Это было, может быть, несправедливо и неправомерно, но просто, ясно и непреодолимо. Вся юридическая аргументация, которую я приводил, до апелляции к "конклюдентным" действиям договорившихся сторон, была совершенно ни к чему рядом с неопровержимостью – фактической и логической – "на нет и суда нет". Со Школы или с университетской администрации, с которыми мы были связаны, "взятки были гладки", и мы, члены комиссии, ушли, "не солоно хлебавши". Так же пришлось поступить и всем преподавателям Школы – одним раньше, другим позже.

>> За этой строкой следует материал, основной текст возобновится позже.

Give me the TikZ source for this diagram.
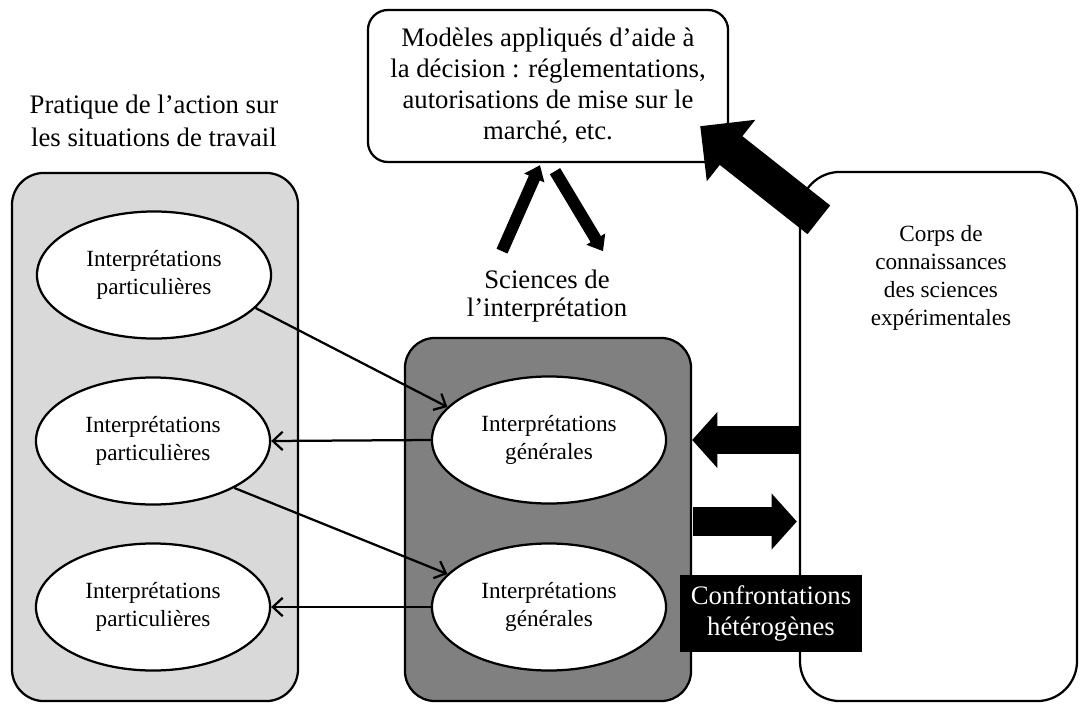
\documentclass[tikz,border=0pt]{standalone}
\usepackage{fontspec}
\setmainfont{Liberation Serif}
\usetikzlibrary{shapes.geometric,arrows.meta,calc}

\tikzset{
	bigtext/.style = {align=center, font=\fontsize{19}{22.5}\selectfont},
	smalltext/.style = {align=center, font=\fontsize{16.5}{20}\selectfont},
	roundbox/.style = {draw, line width=1.6pt, rounded corners=0.8cm, inner sep=0pt},
	interp/.style = {draw, ellipse, fill=white, line width=1.6pt, inner sep=0pt,
		minimum width=5.85cm, minimum height=3.175cm, smalltext},
	thinarrow/.style = {line width=1.6pt, -{Straight Barb[length=7pt,width=13pt]}},
	fatarrow/.style = {line width=20pt, -{Triangle[length=18pt,width=39pt]}},
	bigarrow/.style = {line width=26pt, -{Triangle[length=28pt,width=54pt]}},
	smallarrow/.style = {line width=8.5pt, -{Triangle[length=10pt,width=15pt]}}
}

\begin{document}
\begin{tikzpicture}[x=0.025cm, y=-0.025cm]
		\useasboundingbox (0,0) rectangle (1080,704);
		
		% the three columns
		\node[roundbox, fill=black!15, minimum width=7.15cm, minimum height=13.2cm]
			(lbox) at (155,437) {};
		\node[roundbox, fill=black!50, rounded corners=0.75cm, minimum width=7.15cm,
			minimum height=9.075cm] (mbox) at (548,519.5) {};
		\node[roundbox, fill=white, rounded corners=1cm, minimum width=6.925cm,
			minimum height=13.225cm] (rbox) at (938.5,436.5) {};
		
		\node[roundbox, fill=white, rounded corners=0.5cm, minimum width=9cm,
			minimum height=3.8cm, bigtext, font=\fontsize{19}{22}\selectfont] (mod) at (548,86)
			{Modèles appliqués d’aide à\\la décision : réglementations,\\autorisations de mise sur le\\marché, etc.};
		
		\node[bigtext, font=\fontsize{19}{23.5}\selectfont] (pratique) at (154,121)
			{Pratique de l’action sur\\les situations de travail};
		\node[bigtext, font=\fontsize{19}{20}\selectfont] (sciences) at (547,296)
			{Sciences de\\l’interprétation};
		\node[smalltext] (corps) at (941,278)
			{Corps de\\connaissances\\des sciences\\expérimentales};
		
		\node[interp] (pl1) at (154,275) {Interprétations\\particulières};
		\node[interp] (pl2) at (153,441) {Interprétations\\particulières};
		\node[interp] (pl3) at (153,607) {Interprétations\\particulières};
		\node[interp] (ig1) at (549,440) {Interprétations\\générales};
		\node[interp] (ig2) at (549,607) {Interprétations\\générales};
		
		\draw[thinarrow] (pl1.-18) -- (ig1.162);
		\draw[thinarrow] (ig1.west) -- (pl2.east);
		\draw[thinarrow] (pl2.-30) -- (ig2.162);
		\draw[thinarrow] (ig2.west) -- (pl3.east);
		
		% fat arrows
		\draw[fatarrow] (rbox.west |- ig1.center) -- (mbox.east |- ig1.center);
		\draw[fatarrow] ($(mbox.east)+(1,2)$) -- ($(rbox.west |- mbox.east)+(-2,2)$);
		
		\coordinate (bigtail) at ($(rbox.north west)+(20,49)$);
		\draw[bigarrow] (bigtail) -- ($(mod.south east)+(-29,-37)$);
		
		\draw[smallarrow] ($(mod.south)+(-46,88)$) -- ($(mod.south)+(-8,2)$);
		\draw[smallarrow] ($(mod.south)+(7,8)$) -- ($(mod.south)+(55,88)$);
		
		\node[fill=black, text=white, bigtext, font=\fontsize{19}{21.5}\selectfont,
			minimum width=4.55cm, minimum height=1.925cm, inner sep=0pt]
			(confront) at (771,613.5) {Confrontations\\hétérogènes};
	\end{tikzpicture}
\end{document}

В заключение упомяну о весьма мало привлекательной процедуре, которая устанавливала очередь, – кому из преподавателей надлежит потерять службу раньше и кому позже. Порядок должен был установить директор Школы Шоу, знавший японский язык и, вероятно, японскую историю и культуру, но не знакомый не только с русским языком, но и с громадным большинством преподавателей русского языка в подведомственной ему Школе: он не знал ни их, ни о них.

Его доверенным лицом была Мещерская, которую он консультировал и тогда, когда пришлось решать деликатный вопрос, кого когда лишить заработка.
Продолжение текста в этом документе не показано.